Most Hygrofilia Stems will grow okay in the light you described and maybe some Crypts too but I haven't tried them in my african tank as they're substrate planted plants and I just use inert sand in my with africans, and plants don't do too well in inert sand without added tabs etc which I personally find to be a royal PITA.

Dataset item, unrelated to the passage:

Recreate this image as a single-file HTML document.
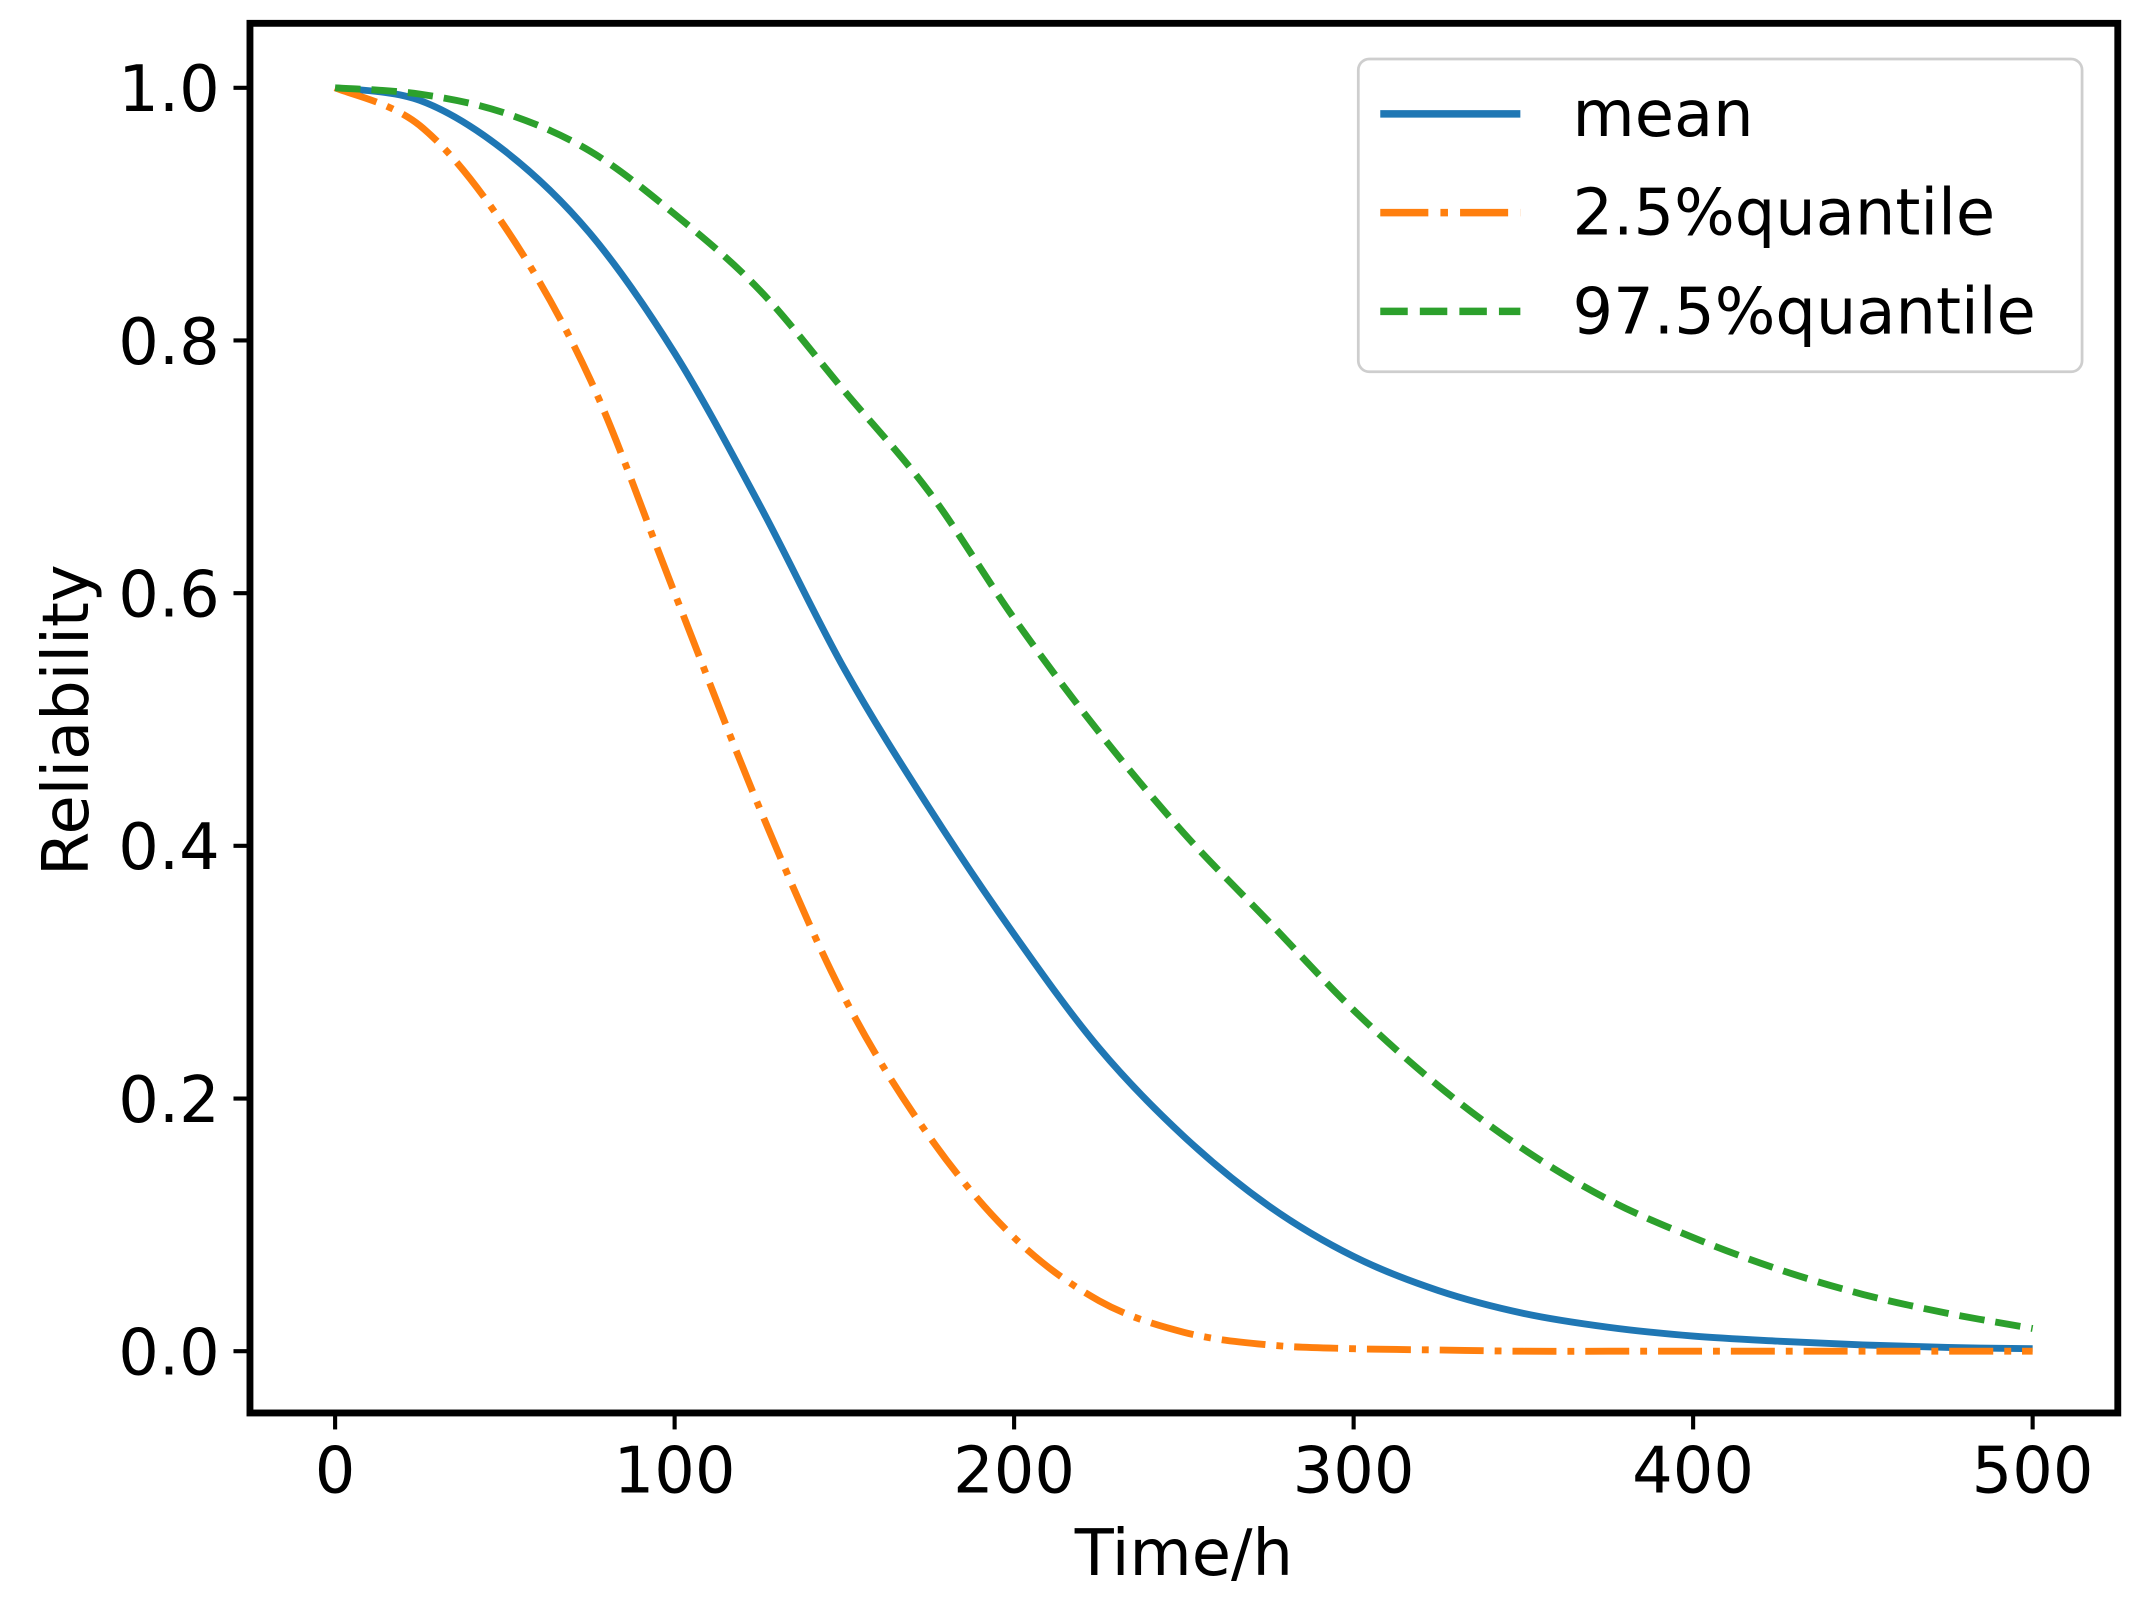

Speaking of which I don't plant my Java fern or Anubias I tiee them to wood or rock. If you decide to plant them, don't cover up their 'Rhizomes' or you'll kill em. (Rhizhome is thick green vein connecting all leaves and roots. Roots are stringy and brown usually, not green)


----------



## Curator (Feb 18, 2009)

Ah, thanks for the advice, I appreciate it, so *marks on list, must get some java fern* now, to find a store that doesnt charge me $7 for a plant that looks like its already dead...lol...


----------



## ArmeyGal (Mar 24, 2004)

If you havea local fish club, you can probably get some nice plants at monthly meetings or shows/swapmeets from members. Our club always has nice bunches for like 3 bucks. I mean its insanely cheap especially towards the end of the auctions. all the stuff that took too long to be brought up goes for a buck a bag and such just to get it sold..LOL :lol:


----------



## ArmeyGal (Mar 24, 2004)

Ohh and we made a canopy with a home made light for our 40 gallon planted tank. Its got those energy type bulbs, you know the ones that are spiral shaped. I have 4 of those fastened to the inside of the canopy and spliced the wiring so they are all running off one plug cord from a exstension cord. We just plug it into a aqua controller, but a timer would work the same. I do get some algae growth but if you keep it down to 7 hrs a day the plants grow like weeds and you don't have the algae. I have Angels and Discus in the planted tank. I am going to try some Jungle Vallisneria with my dolphins and see how they act. I will let you know if they eat it or not.. But they are also in a 135 gal. I had Amazon swords and Vallisneria before with mbunas in a 75 and they shredded it to peices and pulled it out of the sand. I am going to try to get some gravel and put it down over the plant roots and then put the sand over that and see if that helps keep the plants rooted. I put some regular Vallisneria in and let it float and they left it alone so it looks promising.


----------



## Curator (Feb 18, 2009)

cool! thanks! keep me updated!!! *I like to plan ahead, and I plan on having at least 2- 120 gallon tanks and a number of smaller tanks set up by this time next year...hopefully...*


----------



## ridley25 (Jan 5, 2008)

As far as plants that you plant in the substrate, I've had success with Cryptocoryne wendtii in a few different tanks. All without CO2 and all with less than 1.5 watts per gallon.


----------



## klumsyninja (Aug 14, 2008)

ridley25 said:


> As far as plants that you plant in the substrate, I've had success with Cryptocoryne wendtii in a few different tanks. All without CO2 and all with less than 1.5 watts per gallon.


One of my favorite low tech/light plants


----------



## squiggly (Mar 22, 2007)

For me....Fake ones :lol:

(sorry couldn't resist)


----------